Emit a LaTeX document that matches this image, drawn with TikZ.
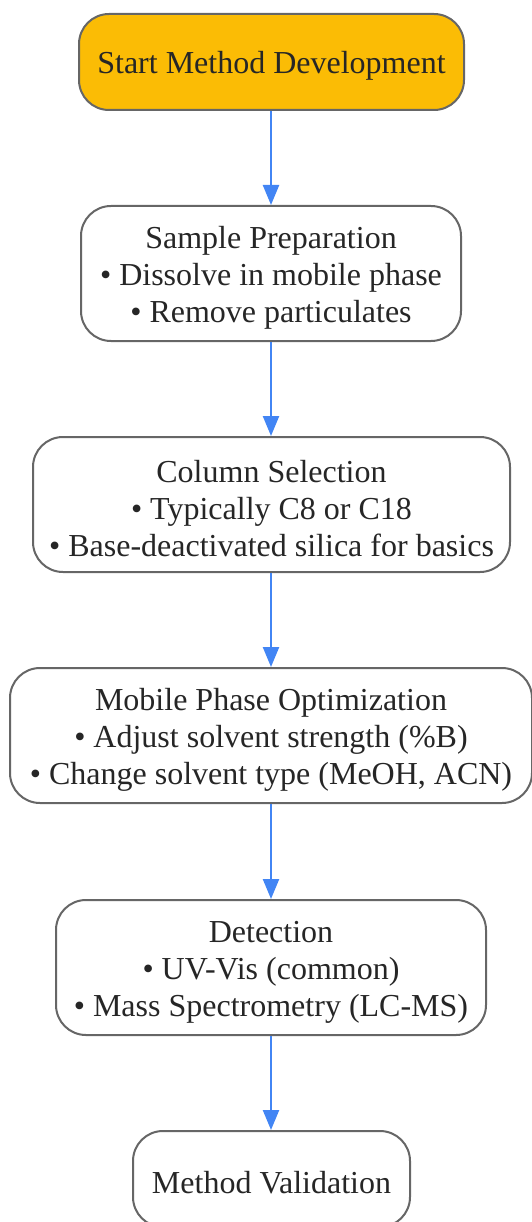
\documentclass[tikz,border=0pt]{standalone}
\usepackage{fontspec}
\setmainfont{Liberation Serif}
\usetikzlibrary{arrows.meta}
\definecolor{startfill}{HTML}{FBBC05}
\definecolor{edgegray}{HTML}{666666}
\definecolor{textgray}{HTML}{262626}
\definecolor{arrowblue}{HTML}{4285F4}
\tikzset{
  box/.style={draw=edgegray, line width=2pt, rounded corners=30pt, fill=white,
    inner sep=0pt},
  txt/.style={align=center, inner sep=0pt, text=textgray,
    font=\fontsize{32}{37}\selectfont},
  flow/.style={draw=arrowblue, line width=2.3pt, -{Triangle[length=20pt,width=16pt]}}
}
\begin{document}
\begin{tikzpicture}[x=1pt,y=-1pt]
\useasboundingbox (0,0) rectangle (531,1222);
\node[box, fill=startfill, minimum width=385pt, minimum height=96pt] (start) at (271.5,62) {};
\node[box, minimum width=380pt, minimum height=135pt] (prep) at (271,273.5) {};
\node[box, minimum width=477pt, minimum height=135pt] (col) at (271.5,504.5) {};
\node[box, minimum width=522pt, minimum height=135pt] (mob) at (271,735.5) {};
\node[box, minimum width=430pt, minimum height=135pt] (det) at (271,967.5) {};
\node[box, minimum width=277pt, minimum height=96pt] (val) at (271.5,1179) {};
\node[txt] (startT) at ([yshift=-4pt]start.center) {Start Method Development};
\node[txt] (prepT) at ([yshift=-4.5pt]prep.center) {Sample Preparation\\• Dissolve in mobile phase\\• Remove particulates};
\node[txt] (colT) at ([yshift=-4.5pt]col.center) {Column Selection\\• Typically C8 or C18\\• Base-deactivated silica for basics};
\node[txt] (mobT) at ([yshift=-4.5pt]mob.center) {Mobile Phase Optimization\\• Adjust solvent strength (\%B)\\• Change solvent type (MeOH, ACN)};
\node[txt] (detT) at ([yshift=-4.5pt]det.center) {Detection\\• UV-Vis (common)\\• Mass Spectrometry (LC-MS)};
\node[txt] (valT) at ([yshift=-4pt]val.center) {Method Validation};
\draw[flow] (start.south -| 271,0) -- (prep.north -| 271,0);
\draw[flow] (prep.south -| 271,0) -- (col.north -| 271,0);
\draw[flow] (col.south -| 271,0) -- (mob.north -| 271,0);
\draw[flow] (mob.south -| 271,0) -- (det.north -| 271,0);
\draw[flow] (det.south -| 271,0) -- (val.north -| 271,0);
\end{tikzpicture}
\end{document}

━━━━━━

__To do__
Copy each line exactly, and leave the pictures out of your copy.

__Written response__
Emit a LaTeX document that matches this image, drawn with TikZ.
\documentclass[tikz,border=0pt]{standalone}
\usepackage{fontspec}
\setmainfont{Liberation Serif}
\usetikzlibrary{arrows.meta}
\definecolor{startfill}{HTML}{FBBC05}
\definecolor{edgegray}{HTML}{666666}
\definecolor{textgray}{HTML}{262626}
\definecolor{arrowblue}{HTML}{4285F4}
\tikzset{
  box/.style={draw=edgegray, line width=2pt, rounded corners=30pt, fill=white,
    inner sep=0pt},
  txt/.style={align=center, inner sep=0pt, text=textgray,
    font=\fontsize{32}{37}\selectfont},
  flow/.style={draw=arrowblue, line width=2.3pt, -{Triangle[length=20pt,width=16pt]}}
}
\begin{document}
\begin{tikzpicture}[x=1pt,y=-1pt]
\useasboundingbox (0,0) rectangle (531,1222);
\node[box, fill=startfill, minimum width=385pt, minimum height=96pt] (start) at (271.5,62) {};
\node[box, minimum width=380pt, minimum height=135pt] (prep) at (271,273.5) {};
\node[box, minimum width=477pt, minimum height=135pt] (col) at (271.5,504.5) {};
\node[box, minimum width=522pt, minimum height=135pt] (mob) at (271,735.5) {};
\node[box, minimum width=430pt, minimum height=135pt] (det) at (271,967.5) {};
\node[box, minimum width=277pt, minimum height=96pt] (val) at (271.5,1179) {};
\node[txt] (startT) at ([yshift=-4pt]start.center) {Start Method Development};
\node[txt] (prepT) at ([yshift=-4.5pt]prep.center) {Sample Preparation\\• Dissolve in mobile phase\\• Remove particulates};
\node[txt] (colT) at ([yshift=-4.5pt]col.center) {Column Selection\\• Typically C8 or C18\\• Base-deactivated silica for basics};
\node[txt] (mobT) at ([yshift=-4.5pt]mob.center) {Mobile Phase Optimization\\• Adjust solvent strength (\%B)\\• Change solvent type (MeOH, ACN)};
\node[txt] (detT) at ([yshift=-4.5pt]det.center) {Detection\\• UV-Vis (common)\\• Mass Spectrometry (LC-MS)};
\node[txt] (valT) at ([yshift=-4pt]val.center) {Method Validation};
\draw[flow] (start.south -| 271,0) -- (prep.north -| 271,0);
\draw[flow] (prep.south -| 271,0) -- (col.north -| 271,0);
\draw[flow] (col.south -| 271,0) -- (mob.north -| 271,0);
\draw[flow] (mob.south -| 271,0) -- (det.north -| 271,0);
\draw[flow] (det.south -| 271,0) -- (val.north -| 271,0);
\end{tikzpicture}
\end{document}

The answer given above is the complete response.